Был и другой плакат в скромной рамке у меня в кабинете: «Инфляция не создает рабочих мест». Слова эти принадлежали руководителю центрального банка Канады. Однако этот лозунг позднее кто-то снял — наверное, В.Пансков. Хотя, на мой взгляд, суть дела этот лозунг передавал очень верно. Такой плакат должен был бы в 1999 году висеть в кабинетах Ю.Маслюкова и В.Геращенко.

Кстати, Г.Сокольников как-то «помог» мне и в моих взаимоотношениях с В.Черномырдиным. Дело было так. Мой заместитель А.Казьмин принес мне книгу Г.Сокольникова о финансовой политике, и я показал ее премьеру, предварительно подчеркнув и заложив закладкой несколько самых важных мест.

Слова Г.Сокольникова настолько точно отражали наши экономические споры и реалии в 1993 году, что В.Черномырдин очень заинтересовался и даже несколько раз проникновенно цитировал эту книгу в разговоре с другими людьми.

Изменяя структуру Минфина, я обращался к книгам о дореволюционном Минфине (я брал книги в министерской библиотеке и пользовался ею и после ухода из Минфина) и к зарубежному опыту.

Как-то я даже организовал лекцию по истории Минфина для руководства министерства (многие не понимали, зачем это нужно). Я был, наверное, одним из немногих руководителей Минфина России, кто не только обошел все здание министерства, но и зашел в музей Минфина.

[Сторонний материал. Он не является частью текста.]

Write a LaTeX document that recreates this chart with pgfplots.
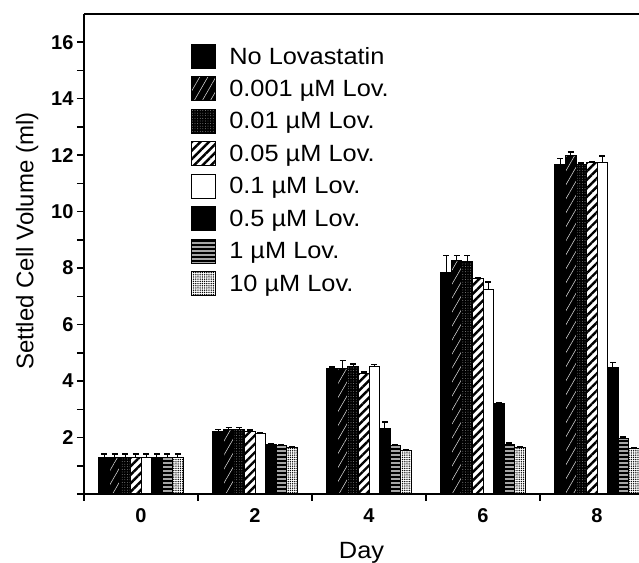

Мы не боялись повышать зарплату своим сотрудникам, так как считали, что профессионалам надо платить. Я ввел выплату зарплаты руководителям без общей ведомости (в конвертах), чтобы никто не смотрел на деньги коллег и не завидовал. Шла речь и об анонимной системе выплат зарплаты, что позволило бы усилить дифференциацию оплаты труда без побочных явлений. Но я не успел сделать это.

Мы начали ремонт здания министерства. Было создано подразделение международных финансовых организаций. В коридорах Минфина стали проводить выставки картин для создания принципиально иной атмосферы. Я качал совершенствовать работу нашей ведомственной охраны (мы даже побеспокоились о новой форме).

Были и другие интересные начинания, о которых и сегодня приятно вспомнить. Надеюсь, что какая-то память обо мне сохранилась и в стенах Минфина.